= The Silver Tassie (play) =

1928 anti-war play by Sean O'Casey

The Silver Tassie is a four-act Expressionist play about the First World War, written between 1927 and 1928 by the Irish playwright Seán O'Casey. It was O'Casey's fourth play and attacks imperialist wars and the suffering that they cause. O'Casey described the play as "A generous handful of stones, aimed indiscriminately, with the aim of breaking a few windows. I don't think it makes a good play, but it's a remarkable one."

==Plot==
An antiwar play in four acts, focusing on Harry Heegan, a soldier who goes to war as if going to a football match.

- Act 1 : The opening presents Harry in the prime of life, as an athletic hero, but unaware of the possibilities and values of life.
- Act 2 is a sudden change of tempo, being an experiment with expressionist and symbolic theater. Set at the battlefront it unexpectedly concentrates on the cynicism and despair of the common soldier at the front lines.
- Act 3 portrays the bitterness of the veterans in a veterans’ hospital
- Act 4 contrasts the grim plight of the disabled Harry Heegan with the vitality of those who were not combatants and have normal lives and futures to anticipate.

The play's study of Harry’s loss of many of his life’s hopes during and after the war marks it as unusual.

==Production history==
In 1928, W. B. Yeats rejected the play for the Abbey Theatre in Dublin. It premièred at the Apollo Theatre in the West End of London on 11 October 1929. It was directed by Raymond Massey and starred Charles Laughton and Barry Fitzgerald. The set design for act two was by Augustus John. It ran for twenty-six performances. George Bernard Shaw and Lady Gregory were both great admirers of the production.

Its Irish première was on 12 August 1935 at the Abbey Theatre, directed by Arthur Shields, though it ran for only five performances.
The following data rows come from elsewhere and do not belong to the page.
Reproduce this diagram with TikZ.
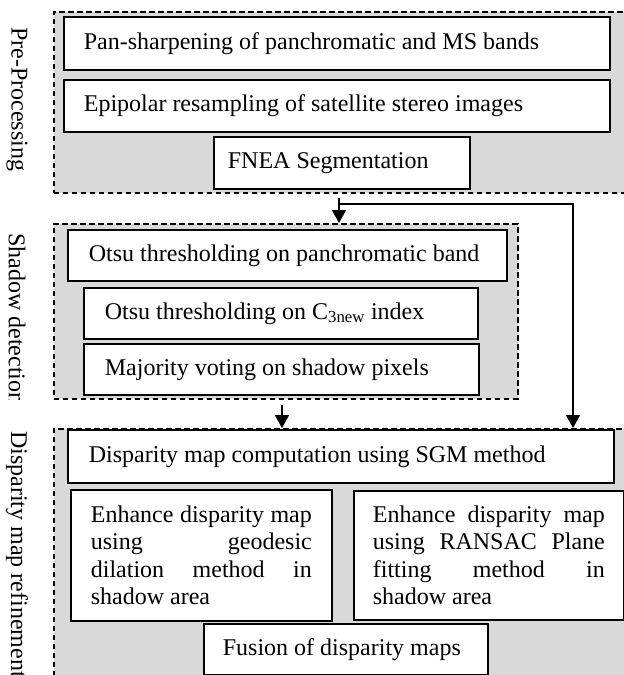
\documentclass[tikz,border=0pt]{standalone}
\usepackage{fontspec}
\setmainfont{Liberation Serif}
\usetikzlibrary{arrows.meta}
\definecolor{grpfill}{RGB}{217,217,217}
\begin{document}
\begin{tikzpicture}[x=1pt,y=-1pt,
  every node/.style={font=\fontsize{24}{27.6}\selectfont},
  grp/.style={draw, fill=grpfill, line width=1.5pt, dash pattern=on 5.5pt off 3.5pt, rectangle, anchor=north west, inner sep=0pt},
  box/.style={draw, fill=white, line width=1.7pt, rectangle, anchor=north west, inner ysep=0pt, align=justify},
  lab/.style={rotate=-90, anchor=west, inner sep=0pt},
  arr/.style={line width=1.7pt, -{Triangle[length=13pt,width=14pt]}}]
\useasboundingbox (0,0) rectangle (624,675);

% group frames
\node[grp, minimum width=590pt, minimum height=181pt] (pregrp) at (53,11) {};
\node[grp, minimum width=464pt, minimum height=175pt] (shgrp) at (53,223) {};
\node[grp, minimum width=590pt, minimum height=270pt] (dgrp) at (53,428) {};

% pre-processing
\node[box, minimum width=546pt, minimum height=53pt, inner xsep=20pt, text width=506pt] (pan) at (63,16) {Pan-sharpening of panchromatic and MS bands};
\node[box, minimum width=546pt, minimum height=52pt, inner xsep=20pt, text width=506pt] (epi) at (63,79) {Epipolar resampling of satellite stereo images};
\node[box, minimum width=256pt, minimum height=52pt, inner xsep=14pt, text width=228pt] (fnea) at (213,136) {FNEA Segmentation};

% shadow detection
\node[box, minimum width=439pt, minimum height=51pt, inner xsep=21pt, text width=397pt] (otsa) at (67,229) {Otsu thresholding on panchromatic band};
\node[box, minimum width=394pt, minimum height=51pt, inner xsep=21pt, text width=352pt] (otsb) at (83,287) {Otsu thresholding on C\textsubscript{3new} index};
\node[box, minimum width=395pt, minimum height=51pt, inner xsep=21pt, text width=353pt] (maj) at (83,343) {Majority voting on shadow pixels};

% disparity map refinement
\node[box, minimum width=546pt, minimum height=53pt, inner xsep=21pt, text width=504pt] (sgm) at (67,429) {Disparity map computation using SGM method};
\node[box, minimum width=261pt, minimum height=131pt, inner xsep=20pt, text width=221pt] (geo) at (70,489)
  {\makebox[221pt][s]{Enhance disparity map}\\\makebox[221pt][s]{using geodesic}\\\makebox[221pt][s]{dilation method in}\\shadow area};
\node[box, minimum width=270pt, minimum height=129pt, inner xsep=19pt, text width=232pt] (ran) at (353,490)
  {\makebox[232pt][s]{Enhance disparity map}\\\makebox[232pt][s]{using RANSAC Plane}\\\makebox[232pt][s]{fitting method in}\\shadow area};
\node[box, minimum width=284pt, minimum height=51pt, inner xsep=19pt, text width=246pt] (fus) at (203,623) {Fusion of disparity maps};

% side labels
\node[lab] (lpre) at (17,27) {Pre-Processing};
\begin{scope}
\clip (0,225) rectangle (45,399);
\node[lab] (lsh) at (17,233) {Shadow detection};
\end{scope}
\node[lab] (ldm) at (17,431) {Disparity map refinement};

% connectors
\coordinate (s1) at (339,198);
\coordinate (j1) at (339,204);
\coordinate (c1) at (573,204);
\coordinate (s2) at (282,405);
\draw[arr] (s1) -- (s1 |- shgrp.north);
\draw[arr] (j1) -- (c1) -- (c1 |- dgrp.north);
\draw[arr] (s2) -- (s2 |- dgrp.north);
\end{tikzpicture}
\end{document}
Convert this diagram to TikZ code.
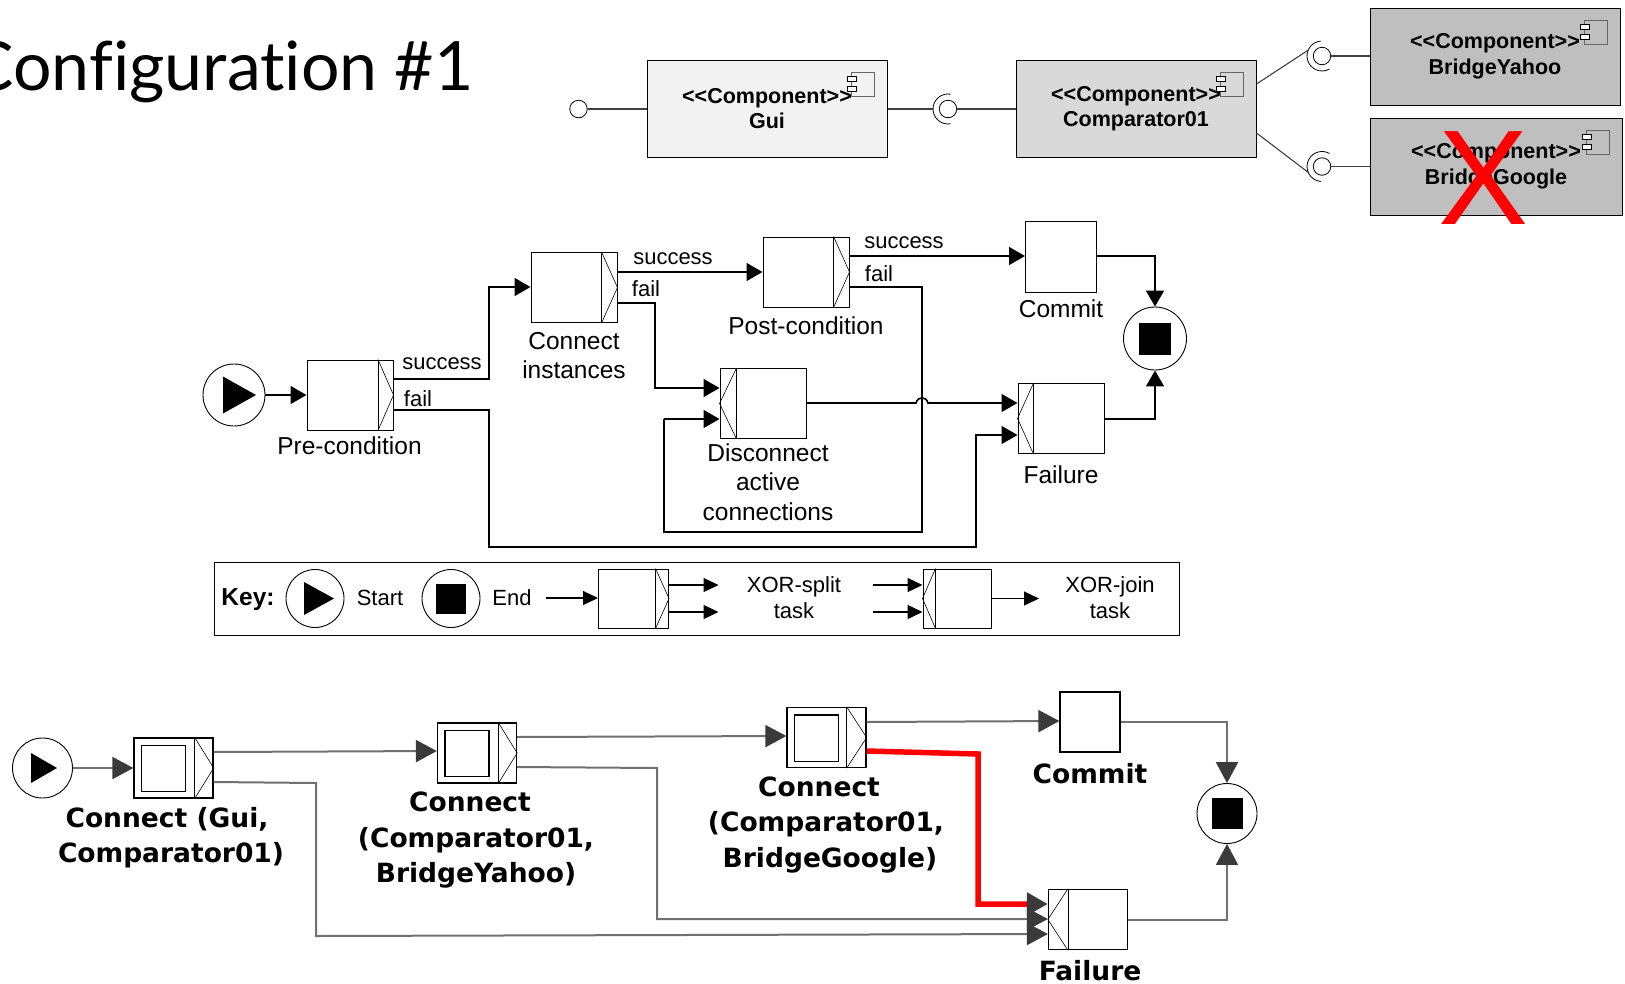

Despite being popular, the controversy it caused led to O'Casey's permanent departure from Ireland.

The first major production in England was by the RSC at the Aldwych Theatre, London, directed by David Jones, which opened on 10 September 1969 with Richard Moore as Harry Heegan.

More recent productions include a 1990 production at the Abbey Theatre directed by Patrick Mason, a 1995 production at the Almeida Theatre, a 2010 tour of Ireland (along with performances in The Lowry in Manchester and the Oxford Playhouse) by the Druid Theatre Company. and a 2014 production at London's National Theatre.

==Adaptations==
Mark Anthony Turnage adapted the play as an opera under the same title in 1999.

The Druid Theatre Company adapted the play as part of the 2010 Dublin Theatre Festival starring Aaron Monaghan as Harry Heegan.